(begin)

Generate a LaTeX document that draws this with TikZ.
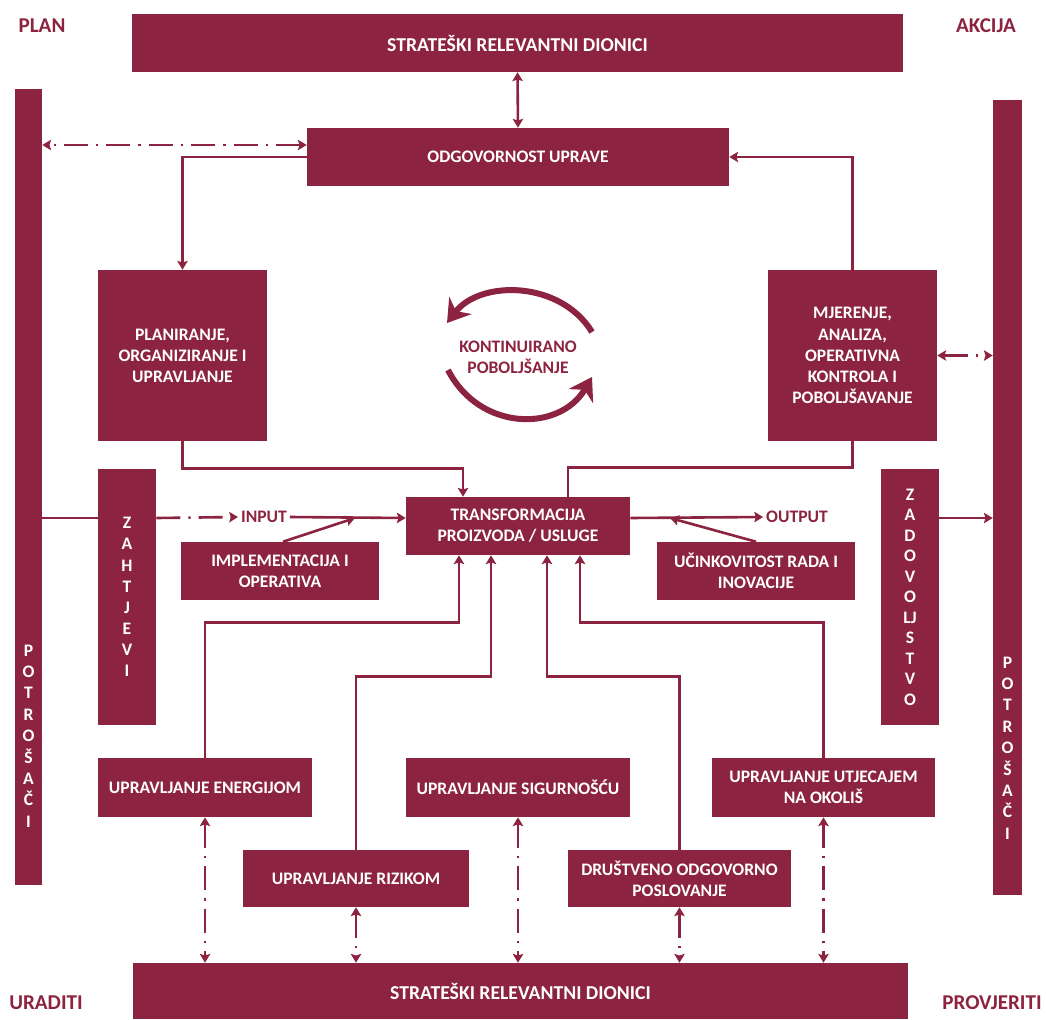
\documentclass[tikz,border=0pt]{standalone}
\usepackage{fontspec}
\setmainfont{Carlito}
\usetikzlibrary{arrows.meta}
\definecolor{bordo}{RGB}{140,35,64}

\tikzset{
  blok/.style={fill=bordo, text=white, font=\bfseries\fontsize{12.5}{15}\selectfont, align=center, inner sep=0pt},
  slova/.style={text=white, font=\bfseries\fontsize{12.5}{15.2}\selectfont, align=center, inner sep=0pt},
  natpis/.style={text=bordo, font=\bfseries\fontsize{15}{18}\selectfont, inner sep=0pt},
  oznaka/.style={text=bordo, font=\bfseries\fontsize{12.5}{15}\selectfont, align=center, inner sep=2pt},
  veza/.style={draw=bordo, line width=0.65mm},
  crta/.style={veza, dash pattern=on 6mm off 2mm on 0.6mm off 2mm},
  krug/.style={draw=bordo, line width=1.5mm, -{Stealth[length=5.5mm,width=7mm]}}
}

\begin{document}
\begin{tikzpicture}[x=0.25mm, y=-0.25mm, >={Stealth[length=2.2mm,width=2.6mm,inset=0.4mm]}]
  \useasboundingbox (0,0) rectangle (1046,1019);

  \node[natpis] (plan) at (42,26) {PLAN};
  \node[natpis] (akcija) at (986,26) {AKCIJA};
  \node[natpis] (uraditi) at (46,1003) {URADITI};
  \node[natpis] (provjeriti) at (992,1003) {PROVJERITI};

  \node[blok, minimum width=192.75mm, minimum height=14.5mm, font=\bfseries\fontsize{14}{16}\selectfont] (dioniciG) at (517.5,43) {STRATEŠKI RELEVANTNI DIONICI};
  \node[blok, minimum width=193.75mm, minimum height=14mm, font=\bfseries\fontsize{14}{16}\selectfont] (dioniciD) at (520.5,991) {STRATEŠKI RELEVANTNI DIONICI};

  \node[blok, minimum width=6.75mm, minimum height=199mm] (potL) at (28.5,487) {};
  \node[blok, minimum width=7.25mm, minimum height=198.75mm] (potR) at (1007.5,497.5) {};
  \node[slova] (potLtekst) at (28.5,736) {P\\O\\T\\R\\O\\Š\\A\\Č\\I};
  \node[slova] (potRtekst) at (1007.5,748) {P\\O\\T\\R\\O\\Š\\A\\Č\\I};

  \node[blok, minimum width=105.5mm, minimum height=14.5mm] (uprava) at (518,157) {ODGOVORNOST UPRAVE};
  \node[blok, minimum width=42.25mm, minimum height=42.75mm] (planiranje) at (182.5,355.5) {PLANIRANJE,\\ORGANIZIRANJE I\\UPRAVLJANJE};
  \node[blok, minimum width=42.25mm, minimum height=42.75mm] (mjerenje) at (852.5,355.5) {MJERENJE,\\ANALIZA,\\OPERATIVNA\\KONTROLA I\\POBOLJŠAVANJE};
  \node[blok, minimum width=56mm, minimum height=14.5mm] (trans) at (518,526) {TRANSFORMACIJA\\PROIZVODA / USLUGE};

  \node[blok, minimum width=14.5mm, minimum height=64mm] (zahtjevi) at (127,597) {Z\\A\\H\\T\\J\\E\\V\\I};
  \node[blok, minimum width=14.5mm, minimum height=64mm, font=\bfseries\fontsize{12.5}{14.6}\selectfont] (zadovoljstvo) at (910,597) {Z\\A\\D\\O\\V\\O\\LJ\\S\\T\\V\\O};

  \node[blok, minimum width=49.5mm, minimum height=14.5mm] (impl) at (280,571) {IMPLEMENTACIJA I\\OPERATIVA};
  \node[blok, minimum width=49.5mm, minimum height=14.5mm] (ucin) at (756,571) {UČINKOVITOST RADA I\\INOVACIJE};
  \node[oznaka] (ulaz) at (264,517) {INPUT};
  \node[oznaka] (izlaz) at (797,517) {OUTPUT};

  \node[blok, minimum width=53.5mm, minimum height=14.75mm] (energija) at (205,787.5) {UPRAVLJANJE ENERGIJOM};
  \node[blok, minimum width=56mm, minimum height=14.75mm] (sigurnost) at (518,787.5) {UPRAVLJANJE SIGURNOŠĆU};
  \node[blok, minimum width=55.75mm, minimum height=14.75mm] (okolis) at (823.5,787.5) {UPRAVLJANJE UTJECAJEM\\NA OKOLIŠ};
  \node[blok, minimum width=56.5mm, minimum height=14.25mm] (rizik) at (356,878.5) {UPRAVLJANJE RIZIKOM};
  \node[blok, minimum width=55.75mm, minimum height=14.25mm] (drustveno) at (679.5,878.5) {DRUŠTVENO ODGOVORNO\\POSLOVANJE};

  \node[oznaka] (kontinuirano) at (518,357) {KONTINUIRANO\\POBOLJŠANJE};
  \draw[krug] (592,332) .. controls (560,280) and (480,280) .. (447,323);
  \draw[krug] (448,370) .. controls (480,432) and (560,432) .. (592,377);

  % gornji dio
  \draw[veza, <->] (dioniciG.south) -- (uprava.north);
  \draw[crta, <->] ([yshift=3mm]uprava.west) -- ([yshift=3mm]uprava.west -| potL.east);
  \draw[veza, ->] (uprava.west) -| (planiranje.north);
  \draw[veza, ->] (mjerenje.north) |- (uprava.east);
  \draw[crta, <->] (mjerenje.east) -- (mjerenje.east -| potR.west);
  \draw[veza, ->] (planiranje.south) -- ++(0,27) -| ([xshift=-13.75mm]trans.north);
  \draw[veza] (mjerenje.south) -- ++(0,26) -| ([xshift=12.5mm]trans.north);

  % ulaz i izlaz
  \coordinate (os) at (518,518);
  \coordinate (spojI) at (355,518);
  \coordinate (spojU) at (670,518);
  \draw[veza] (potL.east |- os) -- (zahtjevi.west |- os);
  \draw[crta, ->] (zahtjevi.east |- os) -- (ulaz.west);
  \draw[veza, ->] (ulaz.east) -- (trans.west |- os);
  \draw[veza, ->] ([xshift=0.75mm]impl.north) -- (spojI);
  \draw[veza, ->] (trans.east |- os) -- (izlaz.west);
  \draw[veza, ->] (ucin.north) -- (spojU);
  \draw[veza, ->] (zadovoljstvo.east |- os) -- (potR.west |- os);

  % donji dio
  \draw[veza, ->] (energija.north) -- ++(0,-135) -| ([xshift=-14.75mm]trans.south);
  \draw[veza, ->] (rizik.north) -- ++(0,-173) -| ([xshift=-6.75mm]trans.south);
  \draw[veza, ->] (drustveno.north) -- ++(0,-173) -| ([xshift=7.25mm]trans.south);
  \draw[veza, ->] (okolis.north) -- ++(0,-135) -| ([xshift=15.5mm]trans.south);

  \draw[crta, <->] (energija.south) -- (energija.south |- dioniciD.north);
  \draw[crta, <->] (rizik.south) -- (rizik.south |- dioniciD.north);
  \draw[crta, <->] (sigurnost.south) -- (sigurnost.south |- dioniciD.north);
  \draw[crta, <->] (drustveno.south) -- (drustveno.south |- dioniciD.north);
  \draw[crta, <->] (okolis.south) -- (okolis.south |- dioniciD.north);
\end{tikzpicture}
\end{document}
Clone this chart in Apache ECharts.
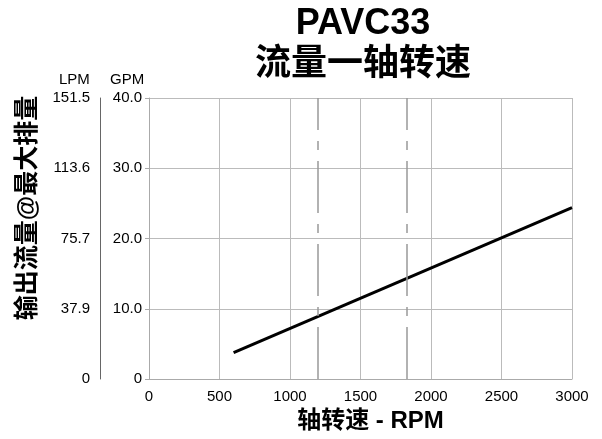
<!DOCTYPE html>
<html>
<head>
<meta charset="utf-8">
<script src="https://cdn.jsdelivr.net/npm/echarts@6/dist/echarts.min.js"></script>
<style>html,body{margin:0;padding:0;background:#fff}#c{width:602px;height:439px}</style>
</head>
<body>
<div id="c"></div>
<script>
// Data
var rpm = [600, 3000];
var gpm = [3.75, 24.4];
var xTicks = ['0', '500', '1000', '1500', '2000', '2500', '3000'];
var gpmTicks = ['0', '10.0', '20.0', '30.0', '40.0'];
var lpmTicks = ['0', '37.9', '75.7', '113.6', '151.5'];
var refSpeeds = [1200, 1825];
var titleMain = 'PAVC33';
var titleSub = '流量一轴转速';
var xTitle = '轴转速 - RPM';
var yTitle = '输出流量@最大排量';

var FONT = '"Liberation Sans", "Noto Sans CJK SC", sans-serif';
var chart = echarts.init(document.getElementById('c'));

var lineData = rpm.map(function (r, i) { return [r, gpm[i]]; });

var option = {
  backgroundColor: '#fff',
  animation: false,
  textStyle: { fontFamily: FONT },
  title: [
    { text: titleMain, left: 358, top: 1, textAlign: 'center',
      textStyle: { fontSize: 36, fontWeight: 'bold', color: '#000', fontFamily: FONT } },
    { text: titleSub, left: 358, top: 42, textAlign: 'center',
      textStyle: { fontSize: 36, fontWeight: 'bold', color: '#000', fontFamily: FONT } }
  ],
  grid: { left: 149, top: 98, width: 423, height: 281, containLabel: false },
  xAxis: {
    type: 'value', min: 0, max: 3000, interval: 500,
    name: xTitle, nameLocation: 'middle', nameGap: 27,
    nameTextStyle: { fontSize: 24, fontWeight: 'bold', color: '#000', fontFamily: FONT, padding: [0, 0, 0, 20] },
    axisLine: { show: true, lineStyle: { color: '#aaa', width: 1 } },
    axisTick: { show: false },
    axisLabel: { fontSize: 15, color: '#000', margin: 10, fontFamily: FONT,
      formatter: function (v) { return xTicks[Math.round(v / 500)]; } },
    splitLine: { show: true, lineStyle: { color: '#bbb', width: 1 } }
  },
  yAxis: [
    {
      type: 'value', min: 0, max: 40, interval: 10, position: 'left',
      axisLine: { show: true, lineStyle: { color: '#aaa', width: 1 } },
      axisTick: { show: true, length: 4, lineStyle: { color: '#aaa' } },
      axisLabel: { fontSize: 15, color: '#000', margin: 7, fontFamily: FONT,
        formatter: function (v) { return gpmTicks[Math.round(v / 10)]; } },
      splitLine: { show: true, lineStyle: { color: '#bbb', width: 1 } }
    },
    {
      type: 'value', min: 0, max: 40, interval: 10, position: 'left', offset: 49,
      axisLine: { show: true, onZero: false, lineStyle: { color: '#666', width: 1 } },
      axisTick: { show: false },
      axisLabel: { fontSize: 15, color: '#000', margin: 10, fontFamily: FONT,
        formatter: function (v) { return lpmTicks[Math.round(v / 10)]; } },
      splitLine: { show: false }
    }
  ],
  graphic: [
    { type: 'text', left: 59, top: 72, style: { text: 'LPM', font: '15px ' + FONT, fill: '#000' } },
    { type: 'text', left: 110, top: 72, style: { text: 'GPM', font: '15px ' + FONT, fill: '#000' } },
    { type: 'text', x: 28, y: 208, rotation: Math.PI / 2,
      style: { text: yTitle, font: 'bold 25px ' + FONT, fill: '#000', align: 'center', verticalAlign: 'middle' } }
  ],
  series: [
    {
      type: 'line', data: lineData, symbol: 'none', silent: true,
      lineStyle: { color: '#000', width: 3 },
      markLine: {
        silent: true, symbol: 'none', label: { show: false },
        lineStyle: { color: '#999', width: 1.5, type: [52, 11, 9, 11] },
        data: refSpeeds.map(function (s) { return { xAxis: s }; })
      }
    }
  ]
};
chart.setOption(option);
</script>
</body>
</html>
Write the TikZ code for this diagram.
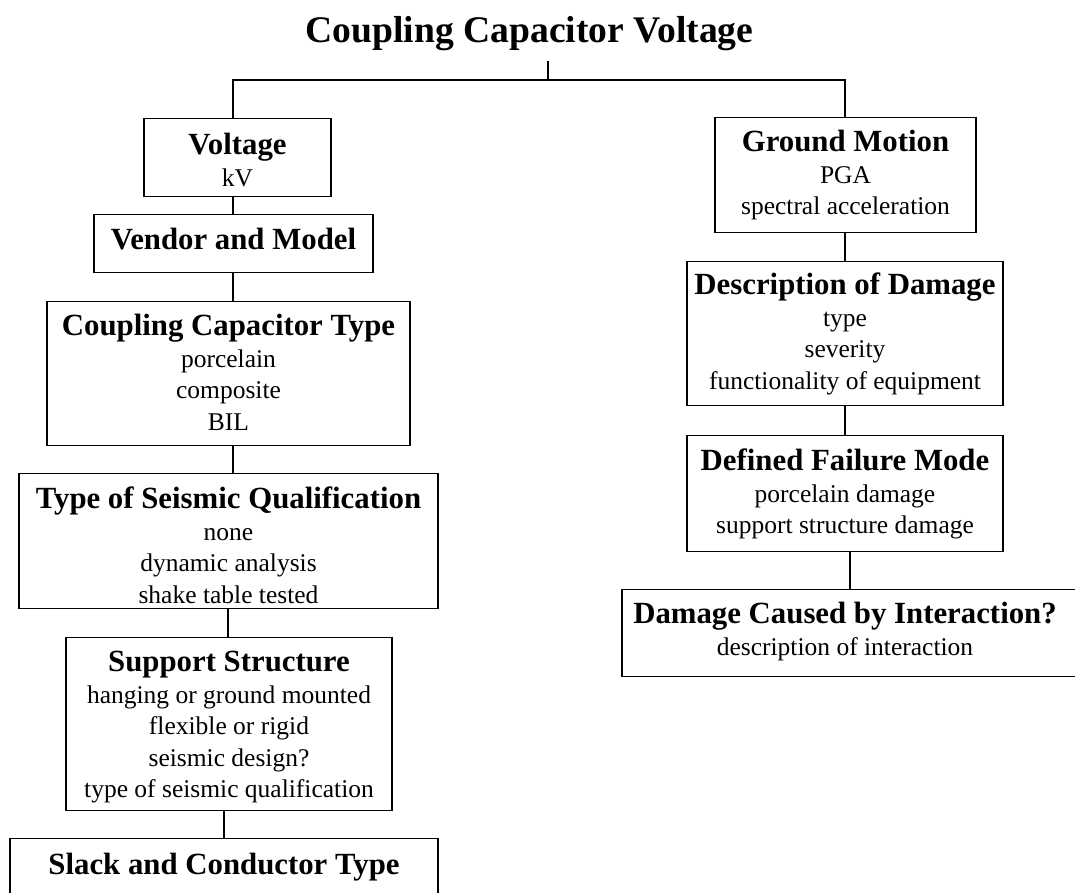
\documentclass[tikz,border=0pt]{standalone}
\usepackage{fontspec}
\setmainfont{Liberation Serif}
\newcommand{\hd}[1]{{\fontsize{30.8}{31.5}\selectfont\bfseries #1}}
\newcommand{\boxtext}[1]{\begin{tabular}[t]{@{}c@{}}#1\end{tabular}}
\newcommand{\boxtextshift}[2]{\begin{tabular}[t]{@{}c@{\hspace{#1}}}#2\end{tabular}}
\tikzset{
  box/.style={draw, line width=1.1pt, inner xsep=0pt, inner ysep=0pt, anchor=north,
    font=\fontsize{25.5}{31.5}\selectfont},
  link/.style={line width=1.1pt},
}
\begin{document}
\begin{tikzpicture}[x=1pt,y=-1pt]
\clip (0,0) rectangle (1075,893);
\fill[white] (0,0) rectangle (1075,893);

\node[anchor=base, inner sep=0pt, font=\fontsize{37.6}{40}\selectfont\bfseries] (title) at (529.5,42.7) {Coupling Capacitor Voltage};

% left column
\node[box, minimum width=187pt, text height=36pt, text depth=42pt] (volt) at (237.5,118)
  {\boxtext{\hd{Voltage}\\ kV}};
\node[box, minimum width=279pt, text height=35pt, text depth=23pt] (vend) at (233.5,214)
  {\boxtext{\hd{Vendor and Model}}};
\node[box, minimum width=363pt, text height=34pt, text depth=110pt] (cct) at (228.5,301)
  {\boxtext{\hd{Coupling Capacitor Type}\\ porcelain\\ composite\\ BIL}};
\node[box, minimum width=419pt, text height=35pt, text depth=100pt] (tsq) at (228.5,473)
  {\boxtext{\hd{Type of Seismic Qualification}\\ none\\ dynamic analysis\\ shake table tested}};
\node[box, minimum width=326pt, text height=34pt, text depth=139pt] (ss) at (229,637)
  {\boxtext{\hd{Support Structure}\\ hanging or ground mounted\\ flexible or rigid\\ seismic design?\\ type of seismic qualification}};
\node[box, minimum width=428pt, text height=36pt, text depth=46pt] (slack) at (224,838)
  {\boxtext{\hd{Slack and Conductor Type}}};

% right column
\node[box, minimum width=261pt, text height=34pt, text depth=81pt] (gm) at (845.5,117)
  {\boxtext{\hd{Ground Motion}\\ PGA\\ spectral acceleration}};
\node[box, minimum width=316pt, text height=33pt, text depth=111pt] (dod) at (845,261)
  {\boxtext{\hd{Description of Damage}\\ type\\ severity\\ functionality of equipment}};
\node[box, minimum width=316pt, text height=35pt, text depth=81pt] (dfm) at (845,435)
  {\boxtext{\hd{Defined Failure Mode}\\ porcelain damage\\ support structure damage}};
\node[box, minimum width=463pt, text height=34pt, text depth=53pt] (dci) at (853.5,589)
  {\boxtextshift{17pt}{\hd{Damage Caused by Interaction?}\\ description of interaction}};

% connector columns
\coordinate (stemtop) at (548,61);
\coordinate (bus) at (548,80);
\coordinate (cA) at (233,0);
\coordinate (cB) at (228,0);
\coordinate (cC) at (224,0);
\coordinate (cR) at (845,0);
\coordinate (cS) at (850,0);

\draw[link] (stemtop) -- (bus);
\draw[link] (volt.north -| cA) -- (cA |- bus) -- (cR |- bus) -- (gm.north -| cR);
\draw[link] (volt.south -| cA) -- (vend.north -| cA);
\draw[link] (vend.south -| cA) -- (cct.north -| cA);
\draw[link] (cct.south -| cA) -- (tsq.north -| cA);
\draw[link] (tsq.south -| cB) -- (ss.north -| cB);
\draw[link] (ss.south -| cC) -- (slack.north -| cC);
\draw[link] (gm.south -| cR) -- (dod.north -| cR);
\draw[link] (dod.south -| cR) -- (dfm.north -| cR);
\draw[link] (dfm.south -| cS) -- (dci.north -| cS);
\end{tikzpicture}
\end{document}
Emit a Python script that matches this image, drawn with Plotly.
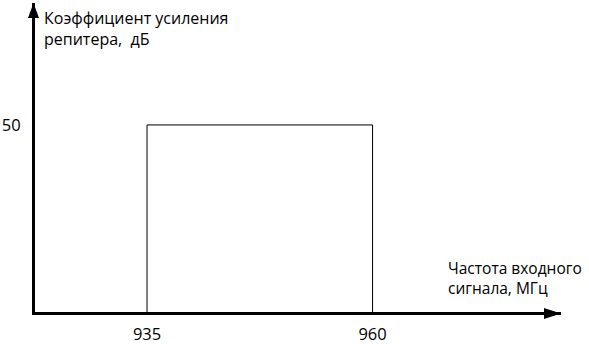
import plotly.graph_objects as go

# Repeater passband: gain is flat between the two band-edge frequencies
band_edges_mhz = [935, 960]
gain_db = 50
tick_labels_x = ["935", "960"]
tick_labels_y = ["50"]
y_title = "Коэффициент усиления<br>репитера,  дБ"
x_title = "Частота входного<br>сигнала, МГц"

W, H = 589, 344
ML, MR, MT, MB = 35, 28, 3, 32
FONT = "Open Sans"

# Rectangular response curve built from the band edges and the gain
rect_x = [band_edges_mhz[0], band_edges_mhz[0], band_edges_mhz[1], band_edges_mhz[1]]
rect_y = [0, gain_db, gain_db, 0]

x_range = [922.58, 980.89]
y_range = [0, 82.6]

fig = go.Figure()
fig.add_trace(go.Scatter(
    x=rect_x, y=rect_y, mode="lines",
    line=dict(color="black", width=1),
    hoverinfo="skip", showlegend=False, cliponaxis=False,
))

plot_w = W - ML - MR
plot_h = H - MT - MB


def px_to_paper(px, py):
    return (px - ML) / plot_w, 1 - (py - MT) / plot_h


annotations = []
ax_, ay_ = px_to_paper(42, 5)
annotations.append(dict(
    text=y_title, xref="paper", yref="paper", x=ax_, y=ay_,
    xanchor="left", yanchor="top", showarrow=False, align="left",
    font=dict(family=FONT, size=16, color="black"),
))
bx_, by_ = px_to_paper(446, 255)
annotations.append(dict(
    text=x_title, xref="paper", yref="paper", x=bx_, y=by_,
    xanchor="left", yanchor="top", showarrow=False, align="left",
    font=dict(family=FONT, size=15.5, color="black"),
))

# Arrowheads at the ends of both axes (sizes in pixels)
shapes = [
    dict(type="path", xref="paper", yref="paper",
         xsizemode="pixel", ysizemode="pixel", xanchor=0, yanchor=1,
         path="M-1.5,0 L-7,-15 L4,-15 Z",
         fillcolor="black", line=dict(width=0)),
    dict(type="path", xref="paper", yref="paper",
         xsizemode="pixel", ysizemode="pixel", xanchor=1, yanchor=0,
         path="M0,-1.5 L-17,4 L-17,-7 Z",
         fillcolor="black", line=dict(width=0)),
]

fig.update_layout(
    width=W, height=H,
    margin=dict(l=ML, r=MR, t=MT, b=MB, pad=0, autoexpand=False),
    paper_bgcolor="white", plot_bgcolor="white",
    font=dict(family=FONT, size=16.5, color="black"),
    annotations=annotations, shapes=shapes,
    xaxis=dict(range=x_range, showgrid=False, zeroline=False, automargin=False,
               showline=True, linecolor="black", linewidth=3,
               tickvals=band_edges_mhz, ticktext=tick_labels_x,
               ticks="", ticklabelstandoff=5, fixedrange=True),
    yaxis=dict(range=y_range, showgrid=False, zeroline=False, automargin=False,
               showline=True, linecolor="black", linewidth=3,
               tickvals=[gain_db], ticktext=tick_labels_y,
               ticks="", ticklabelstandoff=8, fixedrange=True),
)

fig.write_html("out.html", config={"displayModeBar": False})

(end)

Scan the entries above and work out how many lines include the word "this"; the reply is that number alone.

4